Last of the Wilds [Woburn Safari Photo Diary]

by - October 25, 2015

“Until one has loved an animal, a part of one's soul remains unawakened.” - Anatole France

 To anybody who loves animals and yearns to be closer to them, but resents the sight of them locked up in cages, tortured in circuses, or worked to exhaustion at races and tourist attractions, I would recommend a day in Woburn Safari Park. Hidden away in the relatively quiet Bedford, it lets its furry, feathery, and scaly inhabitants roam freely in their massive enclosures, whilst the human visitors observe them from behind locked cars. There is no risk of running any animals over - all of the vehicles move at a slower-than-walking pace, and I'm fairly sure none of them really want to anger the rhinos and wolves crossing in front of them. I will say, however, that the most dangerous animals are the monkeys - they will not hesitate to climb and sit on top of your car. Be prepared to have your windshield wipers taken off!

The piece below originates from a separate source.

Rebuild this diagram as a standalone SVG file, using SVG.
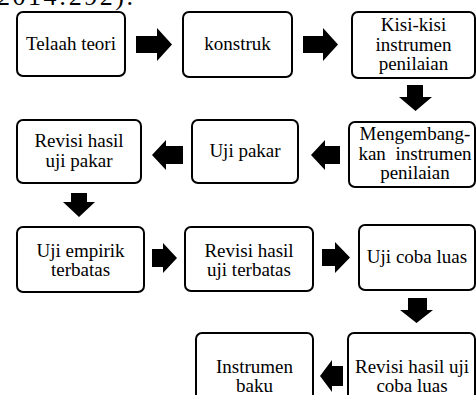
<svg xmlns="http://www.w3.org/2000/svg" width="476" height="395" viewBox="0 0 476 395">
<style>
.box{fill:#fff;stroke:#000;stroke-width:2}
.t{font-family:"Liberation Serif","Times New Roman",serif;font-size:19px;fill:#000;text-anchor:middle}
.ar{fill:#000}
</style>
<rect width="476" height="395" fill="#fff"/>
<text x="-3" y="5" style="font-family:'Liberation Serif',serif;font-size:26px" textLength="136" lengthAdjust="spacing">2014:292).</text>
<g id="n1"><rect class="box" x="17" y="12" width="108" height="64" rx="6"/><text class="t" x="71" y="50">Telaah teori</text></g>
<g id="n2"><rect class="box" x="183" y="12" width="109" height="65" rx="6"/><text class="t" x="237.5" y="50">konstruk</text></g>
<g id="n3"><rect class="box" x="352" y="12" width="123" height="66" rx="6"/><text class="t" x="413.5" y="31">Kisi-kisi</text><text class="t" x="413.5" y="50.5">instrumen</text><text class="t" x="413.5" y="70">penilaian</text></g>
<g id="n4"><rect class="box" x="349" y="122" width="126" height="65" rx="6"/><text class="t" x="415" y="140">Mengembang-</text><text class="t" x="415" y="159.5" word-spacing="5">kan instrumen</text><text class="t" x="415" y="179">penilaian</text></g>
<g id="n5"><rect class="box" x="192" y="120" width="106" height="63" rx="6"/><text class="t" x="245" y="157">Uji pakar</text></g>
<g id="n6"><rect class="box" x="17" y="120" width="124" height="63" rx="6"/><text class="t" x="79" y="147">Revisi hasil</text><text class="t" x="79" y="166.5">uji pakar</text></g>
<g id="n7"><rect class="box" x="17" y="227" width="127" height="65" rx="6"/><text class="t" x="80.5" y="256.5">Uji empirik</text><text class="t" x="80.5" y="275.5">terbatas</text></g>
<g id="n8"><rect class="box" x="185" y="227" width="128" height="64" rx="6"/><text class="t" x="249" y="256.5">Revisi hasil</text><text class="t" x="249" y="275.5">uji terbatas</text></g>
<g id="n9"><rect class="box" x="359" y="225" width="116" height="65" rx="6"/><text class="t" x="417" y="263">Uji coba luas</text></g>
<g id="n10"><rect class="box" x="348" y="333" width="127" height="70" rx="6"/><text class="t" x="412" y="373">Revisi hasil uji</text><text class="t" x="412" y="392">coba luas</text></g>
<g id="n11"><rect class="box" x="196" y="333" width="117" height="70" rx="6"/><text class="t" x="254.5" y="373">Instrumen</text><text class="t" x="254.5" y="392">baku</text></g>
<g id="connectors">
<path class="ar" d="M136,36 H157 V28 L172,44.5 L157,61 V53 H136 Z"/>
<path class="ar" d="M303,36 H323 V28 L338,44.5 L323,61 V53 H303 Z"/>
<path class="ar" d="M407,85 H423 V97 H432 L415.5,111 L399,97 H407 Z"/>
<path class="ar" d="M340,146 H325 V140 L311,155 L325,170 V164 H340 Z"/>
<path class="ar" d="M183,146 H166 V140 L152,155 L166,170 V164 H183 Z"/>
<path class="ar" d="M71,193 H87 V202 H95 L79,217 L63,202 H71 Z"/>
<path class="ar" d="M152,249 H163 V243 L177,258 L163,273 V267 H152 Z"/>
<path class="ar" d="M322,249 H335 V242 L350,257.5 L335,273 V266 H322 Z"/>
<path class="ar" d="M408,298 H427 V310 H433 L416.5,323 L400,310 H408 Z"/>
<path class="ar" d="M343,366 H332 V360 L320,376 L332,392 V386 H343 Z"/>
</g>
</svg>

 The only cons to the Road Safari are that yes, you do need a car (and a license if you're the one driving). But you do get to venture out of your car further on, in the Foot Safari section, and socialise with your hosts, some of which will probably be mingling with people along the walkways. Keeper talks and demonstrations are held the entire day, so you are free to enjoy as many of those as you like (literally - they come at no extra cost). I only got to see the Birds of Prey and Birds in Action ones and I was gobsmacked by how the stars of the show flew around the audience freely, before settling onto their keepers' arms of their own accord. I also had six little parrots land on top of me and tickle my ears and hands, and later on a cute lemur licked me and mi amore's hands. Overall, I'd say it was a pretty good day.

 There is a reason this post sounds so different from my other travel entries, and it is because I am truly passionate about animal welfare. Woburn Safari Park is not a zoo where animals are just exhibits in small enclosures; by visiting, you are supporting a genuine organisation, dedicated to the conservation of endangered species, some of them now extinct in the wild. It is truly unfortunate that the world has come to a point where humans have such a negative impact on wildlife, that they need to involve themselves even further, in order to repair the damage. But it a fact. From this point on, everyone must choose for themselves which side of the cage they're on.